--- GOAL ---
Leave out the pictures and retype only the lines from the opening line to the line that holds "365H712A18.500 18.500 0", both ends included.

--- DATA ---
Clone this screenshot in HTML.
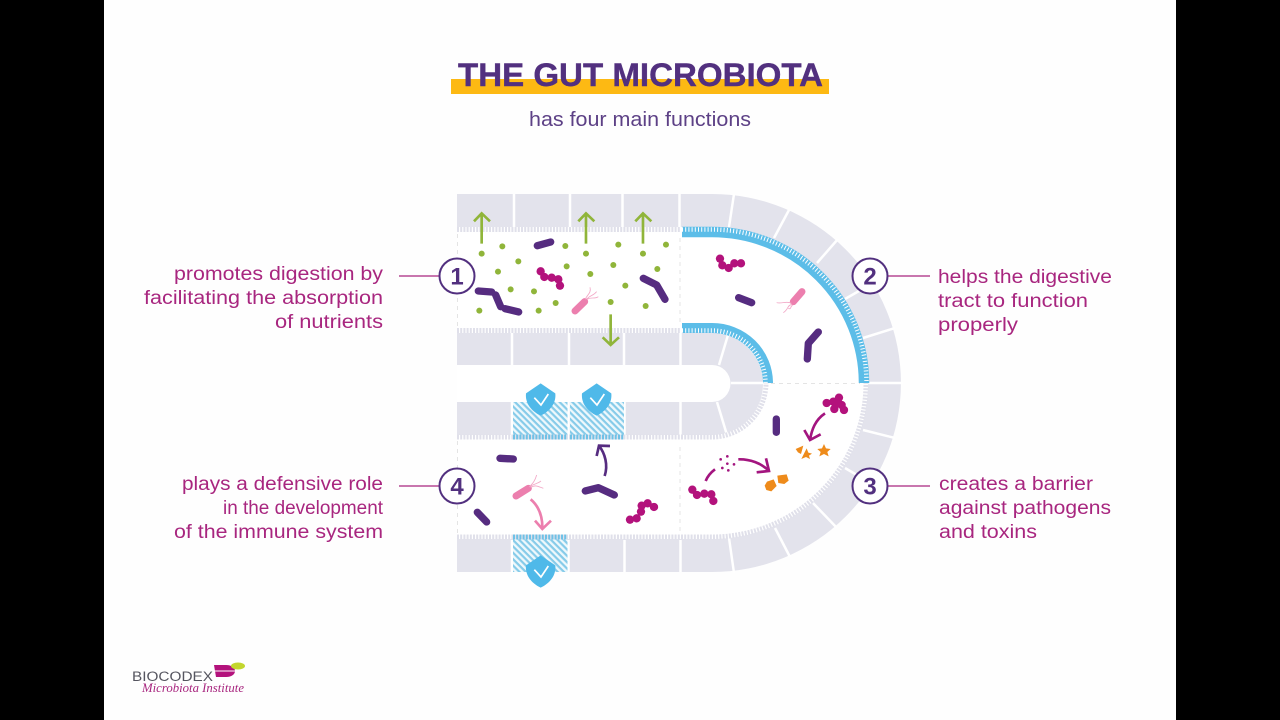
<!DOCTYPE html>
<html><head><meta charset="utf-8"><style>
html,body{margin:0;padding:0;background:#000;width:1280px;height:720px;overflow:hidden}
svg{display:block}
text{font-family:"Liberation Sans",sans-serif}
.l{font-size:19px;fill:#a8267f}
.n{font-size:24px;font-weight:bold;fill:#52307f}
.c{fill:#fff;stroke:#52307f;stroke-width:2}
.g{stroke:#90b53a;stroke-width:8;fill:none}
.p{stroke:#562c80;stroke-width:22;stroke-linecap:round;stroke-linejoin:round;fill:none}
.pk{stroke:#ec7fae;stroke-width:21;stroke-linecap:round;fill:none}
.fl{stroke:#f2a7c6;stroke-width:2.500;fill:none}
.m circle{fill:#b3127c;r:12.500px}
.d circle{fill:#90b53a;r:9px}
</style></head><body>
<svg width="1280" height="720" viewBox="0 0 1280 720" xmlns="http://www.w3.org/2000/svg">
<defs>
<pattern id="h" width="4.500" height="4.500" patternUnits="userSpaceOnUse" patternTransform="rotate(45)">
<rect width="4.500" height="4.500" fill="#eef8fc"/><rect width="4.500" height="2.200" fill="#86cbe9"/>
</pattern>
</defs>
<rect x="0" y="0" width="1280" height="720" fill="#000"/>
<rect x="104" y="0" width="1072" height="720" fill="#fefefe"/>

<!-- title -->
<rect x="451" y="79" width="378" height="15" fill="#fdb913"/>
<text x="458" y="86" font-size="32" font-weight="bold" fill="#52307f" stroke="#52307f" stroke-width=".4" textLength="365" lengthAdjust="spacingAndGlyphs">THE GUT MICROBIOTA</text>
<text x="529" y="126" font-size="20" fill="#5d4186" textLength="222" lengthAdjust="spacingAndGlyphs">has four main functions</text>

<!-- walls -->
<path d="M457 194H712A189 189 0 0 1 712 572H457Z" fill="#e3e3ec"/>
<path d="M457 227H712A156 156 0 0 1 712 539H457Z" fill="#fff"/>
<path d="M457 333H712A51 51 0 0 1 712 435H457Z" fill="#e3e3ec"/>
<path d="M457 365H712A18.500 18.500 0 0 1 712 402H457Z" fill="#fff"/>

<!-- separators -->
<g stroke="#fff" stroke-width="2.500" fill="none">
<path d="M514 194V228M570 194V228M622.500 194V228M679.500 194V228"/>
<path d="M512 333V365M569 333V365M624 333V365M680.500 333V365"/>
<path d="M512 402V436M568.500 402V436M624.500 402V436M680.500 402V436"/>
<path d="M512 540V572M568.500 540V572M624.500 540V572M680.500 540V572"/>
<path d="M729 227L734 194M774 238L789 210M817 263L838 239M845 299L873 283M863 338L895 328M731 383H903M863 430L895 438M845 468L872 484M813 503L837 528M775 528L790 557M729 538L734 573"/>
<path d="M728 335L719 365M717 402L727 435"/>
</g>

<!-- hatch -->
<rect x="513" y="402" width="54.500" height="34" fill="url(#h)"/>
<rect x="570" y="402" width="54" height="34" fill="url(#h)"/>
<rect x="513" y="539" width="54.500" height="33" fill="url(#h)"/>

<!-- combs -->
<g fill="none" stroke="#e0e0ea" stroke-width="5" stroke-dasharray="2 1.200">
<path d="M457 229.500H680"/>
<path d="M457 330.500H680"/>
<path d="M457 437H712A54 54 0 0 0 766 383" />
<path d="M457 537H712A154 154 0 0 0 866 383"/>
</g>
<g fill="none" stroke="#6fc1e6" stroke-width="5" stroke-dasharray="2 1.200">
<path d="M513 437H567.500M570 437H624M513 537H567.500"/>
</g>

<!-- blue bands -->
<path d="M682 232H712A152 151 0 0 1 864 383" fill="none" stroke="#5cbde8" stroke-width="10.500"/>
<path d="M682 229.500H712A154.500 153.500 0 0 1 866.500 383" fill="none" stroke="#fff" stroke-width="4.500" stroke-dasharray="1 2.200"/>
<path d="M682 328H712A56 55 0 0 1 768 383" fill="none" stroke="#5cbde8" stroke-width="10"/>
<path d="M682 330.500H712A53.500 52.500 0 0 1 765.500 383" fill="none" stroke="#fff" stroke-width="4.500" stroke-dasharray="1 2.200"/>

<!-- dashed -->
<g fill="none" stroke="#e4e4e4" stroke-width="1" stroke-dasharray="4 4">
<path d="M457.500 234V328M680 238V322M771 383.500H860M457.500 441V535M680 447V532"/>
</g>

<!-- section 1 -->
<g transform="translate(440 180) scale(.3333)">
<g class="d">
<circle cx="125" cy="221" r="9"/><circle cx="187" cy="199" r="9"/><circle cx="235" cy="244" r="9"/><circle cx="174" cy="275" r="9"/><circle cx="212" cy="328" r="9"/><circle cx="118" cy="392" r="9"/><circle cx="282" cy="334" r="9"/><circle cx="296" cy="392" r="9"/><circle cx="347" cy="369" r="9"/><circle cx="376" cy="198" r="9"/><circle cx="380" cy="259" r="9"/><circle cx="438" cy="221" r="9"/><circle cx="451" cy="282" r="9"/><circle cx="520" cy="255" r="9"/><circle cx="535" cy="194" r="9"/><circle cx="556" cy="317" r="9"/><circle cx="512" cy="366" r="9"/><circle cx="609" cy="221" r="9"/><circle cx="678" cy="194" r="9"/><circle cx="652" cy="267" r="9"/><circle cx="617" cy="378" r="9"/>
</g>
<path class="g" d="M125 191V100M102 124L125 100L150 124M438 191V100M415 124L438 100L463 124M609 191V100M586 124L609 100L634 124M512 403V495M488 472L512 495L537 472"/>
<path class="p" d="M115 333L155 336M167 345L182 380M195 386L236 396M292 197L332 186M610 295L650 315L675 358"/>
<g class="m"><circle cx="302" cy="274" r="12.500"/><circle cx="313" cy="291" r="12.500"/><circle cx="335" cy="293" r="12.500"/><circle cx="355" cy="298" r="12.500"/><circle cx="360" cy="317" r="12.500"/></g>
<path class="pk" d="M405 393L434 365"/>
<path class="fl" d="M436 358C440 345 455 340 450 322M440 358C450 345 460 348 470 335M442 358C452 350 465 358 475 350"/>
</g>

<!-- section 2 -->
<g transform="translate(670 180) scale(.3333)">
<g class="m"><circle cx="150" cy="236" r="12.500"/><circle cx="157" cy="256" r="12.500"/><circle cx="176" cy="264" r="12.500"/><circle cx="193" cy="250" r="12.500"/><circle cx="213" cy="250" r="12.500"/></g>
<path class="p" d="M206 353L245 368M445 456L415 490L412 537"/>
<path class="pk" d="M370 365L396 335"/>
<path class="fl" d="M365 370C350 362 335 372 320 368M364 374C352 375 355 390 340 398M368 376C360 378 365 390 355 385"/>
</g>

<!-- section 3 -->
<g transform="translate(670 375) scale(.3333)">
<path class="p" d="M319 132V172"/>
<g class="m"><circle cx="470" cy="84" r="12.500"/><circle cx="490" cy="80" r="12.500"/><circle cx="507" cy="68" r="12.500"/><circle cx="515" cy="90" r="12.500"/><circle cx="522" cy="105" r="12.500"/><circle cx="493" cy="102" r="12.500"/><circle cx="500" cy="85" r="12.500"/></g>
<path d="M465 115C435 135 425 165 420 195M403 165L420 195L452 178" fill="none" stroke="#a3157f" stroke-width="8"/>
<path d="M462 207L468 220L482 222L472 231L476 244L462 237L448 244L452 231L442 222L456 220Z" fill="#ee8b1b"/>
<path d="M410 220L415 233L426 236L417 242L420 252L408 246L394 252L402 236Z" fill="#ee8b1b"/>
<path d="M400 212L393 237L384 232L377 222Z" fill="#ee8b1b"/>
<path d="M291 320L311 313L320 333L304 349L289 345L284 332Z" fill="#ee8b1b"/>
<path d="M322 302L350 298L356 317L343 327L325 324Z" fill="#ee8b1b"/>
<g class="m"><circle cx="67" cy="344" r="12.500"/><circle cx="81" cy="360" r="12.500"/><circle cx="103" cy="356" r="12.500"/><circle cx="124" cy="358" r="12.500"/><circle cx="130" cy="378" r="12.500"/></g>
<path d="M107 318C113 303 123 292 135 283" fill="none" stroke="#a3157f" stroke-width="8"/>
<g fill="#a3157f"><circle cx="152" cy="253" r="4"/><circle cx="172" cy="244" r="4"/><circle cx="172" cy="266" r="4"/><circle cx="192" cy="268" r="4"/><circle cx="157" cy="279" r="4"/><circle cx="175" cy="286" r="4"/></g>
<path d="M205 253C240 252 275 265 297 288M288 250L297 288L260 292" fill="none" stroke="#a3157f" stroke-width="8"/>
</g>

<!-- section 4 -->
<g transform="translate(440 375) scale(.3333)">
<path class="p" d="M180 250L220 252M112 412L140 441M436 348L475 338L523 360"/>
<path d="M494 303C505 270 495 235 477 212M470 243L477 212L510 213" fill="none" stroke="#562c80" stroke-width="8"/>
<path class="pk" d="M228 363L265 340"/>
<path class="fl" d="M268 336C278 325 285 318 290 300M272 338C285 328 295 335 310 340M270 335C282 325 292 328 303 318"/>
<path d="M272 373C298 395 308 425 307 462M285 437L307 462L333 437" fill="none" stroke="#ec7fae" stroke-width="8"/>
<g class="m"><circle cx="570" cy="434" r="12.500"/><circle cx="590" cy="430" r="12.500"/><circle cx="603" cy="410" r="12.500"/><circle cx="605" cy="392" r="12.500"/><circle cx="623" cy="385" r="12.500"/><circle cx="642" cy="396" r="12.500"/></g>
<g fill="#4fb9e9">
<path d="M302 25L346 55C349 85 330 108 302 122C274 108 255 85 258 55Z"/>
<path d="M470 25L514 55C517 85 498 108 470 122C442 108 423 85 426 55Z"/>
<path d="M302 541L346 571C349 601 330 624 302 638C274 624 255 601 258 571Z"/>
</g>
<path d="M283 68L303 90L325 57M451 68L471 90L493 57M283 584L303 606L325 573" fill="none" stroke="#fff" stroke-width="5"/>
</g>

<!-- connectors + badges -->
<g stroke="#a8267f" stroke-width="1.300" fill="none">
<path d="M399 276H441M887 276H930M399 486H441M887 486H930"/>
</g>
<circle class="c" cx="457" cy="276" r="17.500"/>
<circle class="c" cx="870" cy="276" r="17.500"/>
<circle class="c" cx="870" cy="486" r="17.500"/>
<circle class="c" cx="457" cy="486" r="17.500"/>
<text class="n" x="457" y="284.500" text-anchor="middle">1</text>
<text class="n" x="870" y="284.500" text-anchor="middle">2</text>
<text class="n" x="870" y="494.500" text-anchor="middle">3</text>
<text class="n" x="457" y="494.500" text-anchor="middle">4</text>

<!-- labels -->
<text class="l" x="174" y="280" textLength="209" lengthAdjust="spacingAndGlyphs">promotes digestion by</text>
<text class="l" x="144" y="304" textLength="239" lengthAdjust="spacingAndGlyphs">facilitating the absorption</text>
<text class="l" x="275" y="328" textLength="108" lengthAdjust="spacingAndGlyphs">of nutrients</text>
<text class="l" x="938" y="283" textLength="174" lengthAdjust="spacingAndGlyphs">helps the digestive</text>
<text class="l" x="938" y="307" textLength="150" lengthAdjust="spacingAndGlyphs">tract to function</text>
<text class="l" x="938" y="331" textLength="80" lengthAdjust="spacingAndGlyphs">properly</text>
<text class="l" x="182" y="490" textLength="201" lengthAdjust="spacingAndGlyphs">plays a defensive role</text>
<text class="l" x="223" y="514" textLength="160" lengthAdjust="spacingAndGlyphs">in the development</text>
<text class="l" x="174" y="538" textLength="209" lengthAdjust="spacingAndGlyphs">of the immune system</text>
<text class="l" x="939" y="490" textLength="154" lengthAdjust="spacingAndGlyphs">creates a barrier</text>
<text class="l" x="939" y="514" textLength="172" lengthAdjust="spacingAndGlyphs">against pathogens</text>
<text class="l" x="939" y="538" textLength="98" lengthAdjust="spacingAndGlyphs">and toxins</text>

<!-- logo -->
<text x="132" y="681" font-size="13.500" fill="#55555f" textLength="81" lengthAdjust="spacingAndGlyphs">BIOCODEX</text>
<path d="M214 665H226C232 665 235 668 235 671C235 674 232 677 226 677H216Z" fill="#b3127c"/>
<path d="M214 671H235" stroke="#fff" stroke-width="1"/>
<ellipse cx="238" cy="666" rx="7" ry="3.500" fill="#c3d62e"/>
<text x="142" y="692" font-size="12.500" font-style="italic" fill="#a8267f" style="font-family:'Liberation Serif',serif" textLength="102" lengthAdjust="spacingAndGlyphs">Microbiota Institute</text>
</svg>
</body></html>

--- COMPLETE ANSWER ---
Clone this screenshot in HTML.
<!DOCTYPE html>
<html><head><meta charset="utf-8"><style>
html,body{margin:0;padding:0;background:#000;width:1280px;height:720px;overflow:hidden}
svg{display:block}
text{font-family:"Liberation Sans",sans-serif}
.l{font-size:19px;fill:#a8267f}
.n{font-size:24px;font-weight:bold;fill:#52307f}
.c{fill:#fff;stroke:#52307f;stroke-width:2}
.g{stroke:#90b53a;stroke-width:8;fill:none}
.p{stroke:#562c80;stroke-width:22;stroke-linecap:round;stroke-linejoin:round;fill:none}
.pk{stroke:#ec7fae;stroke-width:21;stroke-linecap:round;fill:none}
.fl{stroke:#f2a7c6;stroke-width:2.500;fill:none}
.m circle{fill:#b3127c;r:12.500px}
.d circle{fill:#90b53a;r:9px}
</style></head><body>
<svg width="1280" height="720" viewBox="0 0 1280 720" xmlns="http://www.w3.org/2000/svg">
<defs>
<pattern id="h" width="4.500" height="4.500" patternUnits="userSpaceOnUse" patternTransform="rotate(45)">
<rect width="4.500" height="4.500" fill="#eef8fc"/><rect width="4.500" height="2.200" fill="#86cbe9"/>
</pattern>
</defs>
<rect x="0" y="0" width="1280" height="720" fill="#000"/>
<rect x="104" y="0" width="1072" height="720" fill="#fefefe"/>

<!-- title -->
<rect x="451" y="79" width="378" height="15" fill="#fdb913"/>
<text x="458" y="86" font-size="32" font-weight="bold" fill="#52307f" stroke="#52307f" stroke-width=".4" textLength="365" lengthAdjust="spacingAndGlyphs">THE GUT MICROBIOTA</text>
<text x="529" y="126" font-size="20" fill="#5d4186" textLength="222" lengthAdjust="spacingAndGlyphs">has four main functions</text>

<!-- walls -->
<path d="M457 194H712A189 189 0 0 1 712 572H457Z" fill="#e3e3ec"/>
<path d="M457 227H712A156 156 0 0 1 712 539H457Z" fill="#fff"/>
<path d="M457 333H712A51 51 0 0 1 712 435H457Z" fill="#e3e3ec"/>
<path d="M457 365H712A18.500 18.500 0 0 1 712 402H457Z" fill="#fff"/>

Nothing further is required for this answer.